Given the pretty large sums of money that can be at play here, this is a massive bonus. It means you’re saving thousands that you’d otherwise have to give to the taxman with any other form of investment.

Reason #4 – It’s Just a More Interesting Investment Choice

Let’s be honest. Investing in stocks and shares is a bit of a dry experience. You’re just trading numbers online with no real and tangible asset to call your own.

Wine investing is a much more interesting alternative. For one, you’re getting something real that you can hold in your hands. It’s up to you to protect that investment by storing the wine correctly and understanding what makes it so desirable in the first place.

Then there’s all of the history of the Italian wine industry for you to learn. After all, it takes a good knowledge of the industry as a whole to make wise investments. That means you’re going to learn a lot of intriguing things before making your purchase.

The point is that it’s not all about the possibility of making money when it comes to Italian wine. Sure, it looks likely that wine will be the most stable investment choice for anybody who wants to make a profit in 2019. But don’t underestimate the benefits of branching out and simply going for a more interesting investment type.

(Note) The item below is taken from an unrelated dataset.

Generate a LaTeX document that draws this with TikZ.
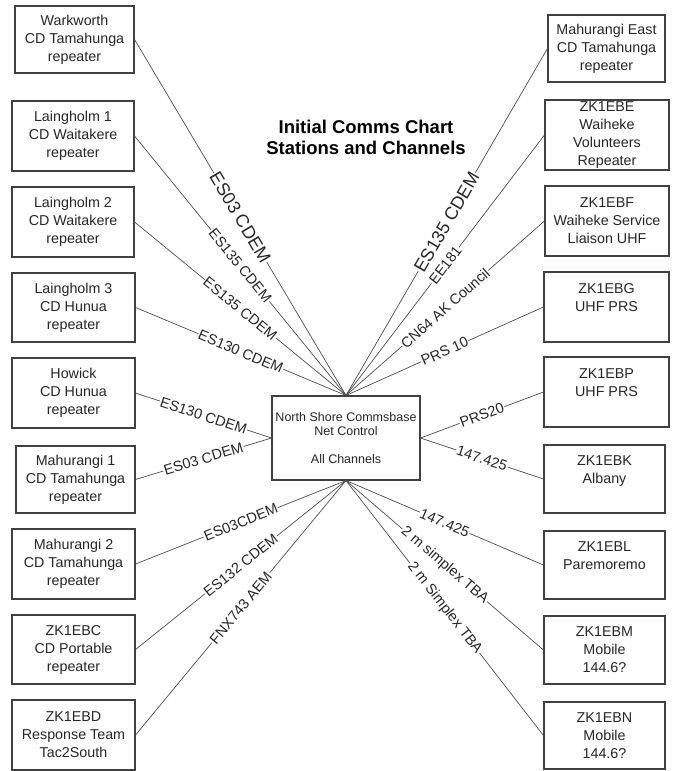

After all, that interest is going to prompt you to do more research. This means you make safer investment choices too.

The Final Word

It’s looking likely that with Brexit looking large, 2019 is going to be a tumultuous year for investors. Property, stocks, and currency markets look likely to face some upheaval as all of Europe attempts to adapt to whatever the deal, or lack of one, will bring us.

Wine represents a safe haven investment in a time when there’s so much uncertainty. The fact that it’s one of the most consistent investment types anyway only makes it even more attractive.